_Written request_: Take every line from the first down to the line with "from matplotlib.patches import Rectangle" and set it down exactly, without the pictures.

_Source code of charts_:
○ ○ ○ ○ ○ ○ ○
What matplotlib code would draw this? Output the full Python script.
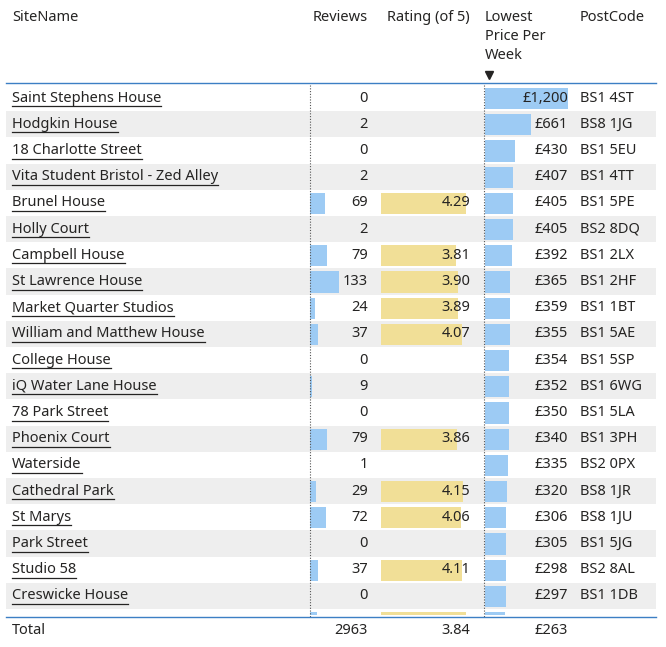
import matplotlib
matplotlib.use("Agg")
import matplotlib.pyplot as plt
from matplotlib.patches import Rectangle

sites = ["Saint Stephens House", "Hodgkin House", "18 Charlotte Street", "Vita Student Bristol - Zed Alley",
         "Brunel House", "Holly Court", "Campbell House", "St Lawrence House", "Market Quarter Studios",
         "William and Matthew House", "College House", "iQ Water Lane House", "78 Park Street",
         "Phoenix Court", "Waterside", "Cathedral Park", "St Marys", "Park Street", "Studio 58",
         "Creswicke House", ""]
reviews = [0, 2, 0, 2, 69, 2, 79, 133, 24, 37, 0, 9, 0, 79, 1, 29, 72, 0, 37, 0, 30]
ratings = [None, None, None, None, 4.29, None, 3.81, 3.90, 3.89, 4.07, None, None, None,
           3.86, None, 4.15, 4.06, None, 4.11, None, 4.30]
prices = [1200, 661, 430, 407, 405, 405, 392, 365, 359, 355, 354, 352, 350, 340, 335, 320, 306, 305, 298, 297, 290]
postcodes = ["BS1 4ST", "BS8 1JG", "BS1 5EU", "BS1 4TT", "BS1 5PE", "BS2 8DQ", "BS1 2LX", "BS1 2HF",
             "BS1 1BT", "BS1 5AE", "BS1 5SP", "BS1 6WG", "BS1 5LA", "BS1 3PH", "BS2 0PX", "BS8 1JR",
             "BS8 1JU", "BS1 5JG", "BS2 8AL", "BS1 1DB", ""]
totals = {"Reviews": "2963", "Rating": "3.84", "Price": "£263"}

plt.rcParams["font.family"] = ["Noto Sans", "DejaVu Sans"]
fig = plt.figure(figsize=(6.66, 6.47), dpi=100)
ax = fig.add_axes([0, 0, 1, 1])
ax.set_xlim(0, 666); ax.set_ylim(647, 0); ax.axis("off")

TXT = "#252423"
BLUE = "#9DCBF4"
YEL = "#F1DF97"
FS = 10.5
top, rh, clip_y = 85, 26.2, 617

# header
hy = 10
ax.text(12, hy, "SiteName", fontsize=FS, color=TXT, va="top")
ax.text(368, hy, "Reviews", fontsize=FS, color=TXT, va="top", ha="right")
ax.text(470, hy, "Rating (of 5)", fontsize=FS, color=TXT, va="top", ha="right")
ax.text(485, hy, "Lowest\nPrice Per\nWeek", fontsize=FS, color=TXT, va="top", linespacing=1.35)
ax.text(580, hy, "PostCode", fontsize=FS, color=TXT, va="top")
ax.plot([489], [75], marker="v", color=TXT, markersize=6)
ax.plot([6, 656], [83, 83], color="#3C7FC4", lw=1)

names = []
for i in range(len(sites)):
    y0 = top + i * rh
    h = min(rh, clip_y - y0)
    yc = y0 + rh / 2
    if i % 2 == 1:
        ax.add_patch(Rectangle((6, y0), 650, h, color="#EEEEEE", lw=0))
    # bars
    if reviews[i] > 0:
        ax.add_patch(Rectangle((310, y0 + 3), reviews[i] * 29 / 133, h - 5, color=BLUE, lw=0))
    if ratings[i] is not None:
        ax.add_patch(Rectangle((381, y0 + 3), ratings[i] * 19.8, h - 5, color=YEL, lw=0))
    ax.add_patch(Rectangle((485, y0 + 3), prices[i] * 83 / 1200, h - 5, color=BLUE, lw=0))
    if i < 20:
        t = ax.text(12, yc, sites[i], fontsize=FS, color=TXT, va="center")
        names.append((t, yc))
        ax.text(368, yc, str(reviews[i]), fontsize=FS, color=TXT, va="center", ha="right")
        if ratings[i] is not None:
            ax.text(470, yc, f"{ratings[i]:.2f}", fontsize=FS, color=TXT, va="center", ha="right")
        ax.text(568, yc, f"£{prices[i]:,}", fontsize=FS, color=TXT, va="center", ha="right")
        ax.text(580, yc, postcodes[i], fontsize=FS, color=TXT, va="center")

ax.plot([310, 310], [top, clip_y], color="#555555", lw=0.8, ls=(0, (1, 1.5)))
ax.plot([484, 484], [top, clip_y], color="#555555", lw=0.8, ls=(0, (1, 1.5)))
ax.plot([6, 656], [clip_y, clip_y], color="#3C7FC4", lw=1)

ty = 631
ax.text(12, ty, "Total", fontsize=FS, color=TXT, va="center", weight="bold")
ax.text(368, ty, totals["Reviews"], fontsize=FS, color=TXT, va="center", ha="right", weight="bold")
ax.text(470, ty, totals["Rating"], fontsize=FS, color=TXT, va="center", ha="right", weight="bold")
ax.text(568, ty, totals["Price"], fontsize=FS, color=TXT, va="center", ha="right", weight="bold")

# underline the site names
fig.canvas.draw()
r = fig.canvas.get_renderer()
inv = ax.transData.inverted()
for t, yc in names:
    bb = t.get_window_extent(r)
    x0, _ = inv.transform((bb.x0, bb.y0))
    x1, _ = inv.transform((bb.x1, bb.y0))
    ax.plot([x0, x1], [yc + 8, yc + 8], color=TXT, lw=0.9)

fig.savefig("out.png", dpi=100)
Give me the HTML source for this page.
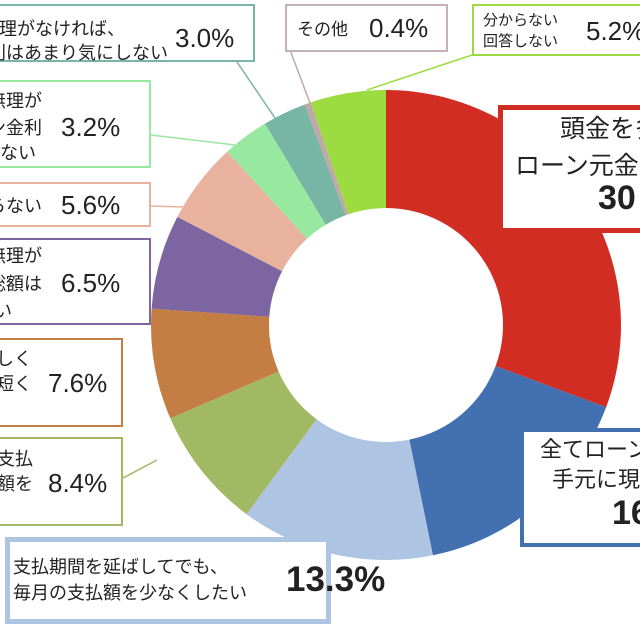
<!DOCTYPE html>
<html><head><meta charset="utf-8">
<style>
body{margin:0;width:640px;height:635px;overflow:hidden;background:#fff;position:relative;font-family:"Liberation Sans","Noto Sans CJK JP",sans-serif;color:#222}
.b{position:absolute;background:#fff;box-sizing:border-box;overflow:hidden}
.t{position:absolute;white-space:nowrap;line-height:1;font-family:"Noto Sans CJK JP",sans-serif}
.p{position:absolute;white-space:nowrap;line-height:1;font-family:"Liberation Sans",sans-serif}
</style></head><body>
<svg width="640" height="635" style="position:absolute;left:0;top:0">
<g stroke-width="1.5" fill="none">
<line x1="237" y1="62" x2="275" y2="118" stroke="#77b5a5"/>
<line x1="151" y1="135" x2="235" y2="145" stroke="#98e8a0"/>
<line x1="151" y1="206" x2="183" y2="207" stroke="#e8b29e"/>
<line x1="290" y1="50" x2="310" y2="103" stroke="#c0a8a8"/>
<line x1="472" y1="55" x2="367" y2="90" stroke="#9ddc41"/>
<line x1="123" y1="478" x2="157" y2="460" stroke="#a2b964"/>
</g>
<path d="M386 90A235 235 0 0 1 606.1 407.3L495.6 366A117 117 0 0 0 386 208Z" fill="#d12d23"/>
<path d="M606.1 407.3A235 235 0 0 1 432.9 555.3L409.3 439.6A117 117 0 0 0 495.6 366Z" fill="#4370b0"/>
<path d="M432.9 555.3A235 235 0 0 1 246.6 514.2L316.6 419.2A117 117 0 0 0 409.3 439.6Z" fill="#adc4e2"/>
<path d="M246.6 514.2A235 235 0 0 1 170.3 418.3L278.6 371.5A117 117 0 0 0 316.6 419.2Z" fill="#a2b964"/>
<path d="M170.3 418.3A235 235 0 0 1 151.6 308.6L269.3 316.8A117 117 0 0 0 278.6 371.5Z" fill="#c47e43"/>
<path d="M151.6 308.6A235 235 0 0 1 177.4 216.9L282.1 271.2A117 117 0 0 0 269.3 316.8Z" fill="#7c65a0"/>
<path d="M177.4 216.9A235 235 0 0 1 227.2 151.7L307 238.7A117 117 0 0 0 282.1 271.2Z" fill="#e8b29e"/>
<path d="M227.2 151.7A235 235 0 0 1 265 123.6L325.7 224.7A117 117 0 0 0 307 238.7Z" fill="#98e8a0"/>
<path d="M265 123.6A235 235 0 0 1 304.9 104.5L345.6 215.2A117 117 0 0 0 325.7 224.7Z" fill="#77b5a5"/>
<path d="M304.9 104.5A235 235 0 0 1 310.7 102.4L348.5 214.2A117 117 0 0 0 345.6 215.2Z" fill="#c0a8a8"/>
<path d="M310.7 102.4A235 235 0 0 1 386 90L386 208A117 117 0 0 0 348.5 214.2Z" fill="#9ddc41"/>
</svg>

<div class="b" style="left:-3px;top:4px;width:258px;height:58px;border:2px solid #77b5a5"></div>
<div class="t" style="right:515px;top:19px;font-size:18px">無理がなければ、</div>
<div class="t" style="right:472px;top:43px;font-size:18px">金利はあまり気にしない</div>
<div class="p" style="left:175px;top:25px;font-size:26px">3.0%</div>

<div class="b" style="left:-3px;top:80px;width:154px;height:88px;border:2px solid #98e8a0"></div>
<div class="t" style="right:598px;top:91px;font-size:18px">無理が</div>
<div class="t" style="right:598px;top:118px;font-size:18px">ン金利</div>
<div class="t" style="right:604px;top:143px;font-size:18px">ない</div>
<div class="p" style="left:61px;top:114px;font-size:26px">3.2%</div>

<div class="b" style="left:-3px;top:182px;width:154px;height:45px;border:2px solid #e8b29e"></div>
<div class="t" style="right:598px;top:196px;font-size:18px">らない</div>
<div class="p" style="left:61px;top:192px;font-size:26px">5.6%</div>

<div class="b" style="left:-3px;top:238px;width:154px;height:87px;border:2px solid #7c65a0"></div>
<div class="t" style="right:598px;top:246px;font-size:18px">無理が</div>
<div class="t" style="right:598px;top:274px;font-size:18px">総額は</div>
<div class="t" style="right:628px;top:301px;font-size:18px">い</div>
<div class="p" style="left:61px;top:270px;font-size:26px">6.5%</div>

<div class="b" style="left:-3px;top:338px;width:126px;height:89px;border:2px solid #c47e43"></div>
<div class="t" style="right:608px;top:349px;font-size:18px">厳しく</div>
<div class="t" style="right:608px;top:374px;font-size:18px">を短く</div>
<div class="p" style="left:48px;top:370px;font-size:26px">7.6%</div>

<div class="b" style="left:-3px;top:437px;width:126px;height:89px;border:2px solid #a2b964"></div>
<div class="t" style="right:607px;top:449px;font-size:18px">て支払</div>
<div class="t" style="right:607px;top:474px;font-size:18px">払額を</div>
<div class="p" style="left:48px;top:470px;font-size:26px">8.4%</div>

<div class="b" style="left:285px;top:4px;width:163px;height:48px;border:2px solid #c8b0b8"></div>
<div class="t" style="left:297px;top:19px;font-size:17px">その他</div>
<div class="p" style="left:369px;top:15px;font-size:26px">0.4%</div>

<div class="b" style="left:472px;top:4px;width:168px;height:52px;border:2px solid #9ddc41;border-right:none"></div>
<div class="t" style="left:483px;top:12px;font-size:15px">分からない</div>
<div class="t" style="left:483px;top:33px;font-size:15px">回答しない</div>
<div class="p" style="left:586px;top:18px;font-size:26px">5.2%</div>

<div class="b" style="left:498px;top:105px;width:142px;height:128px;border:5px solid #d12d23;border-right:none"></div>
<div class="t" style="left:560px;top:115px;font-size:25px">頭金を多</div>
<div class="t" style="left:515px;top:152px;font-size:25px">ローン元金を</div>
<div class="p" style="left:598px;top:181px;font-size:34px;font-weight:bold">30</div>

<div class="b" style="left:520px;top:428px;width:120px;height:119px;border:4px solid #4370b0;border-right:none"></div>
<div class="t" style="left:540px;top:437px;font-size:22px">全てローン</div>
<div class="t" style="left:552px;top:467px;font-size:22px">手元に現</div>
<div class="p" style="left:612px;top:496px;font-size:34px;font-weight:bold">16</div>

<div class="b" style="left:5px;top:537px;width:326px;height:87px;border:5px solid #adc4e2"></div>
<div class="t" style="left:13px;top:557px;font-size:18px">支払期間を延ばしてでも、</div>
<div class="t" style="left:13px;top:583px;font-size:18px">毎月の支払額を少なくしたい</div>
<div class="p" style="left:286px;top:562px;font-size:35px;font-weight:bold">13.3%</div>
</body></html>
○ ○ ○ ○ ○ ○ ○
_Output of the exercise_:
What matplotlib code would draw this? Output the full Python script.
import matplotlib
matplotlib.use("Agg")
import matplotlib.pyplot as plt
from matplotlib.patches import Rectangle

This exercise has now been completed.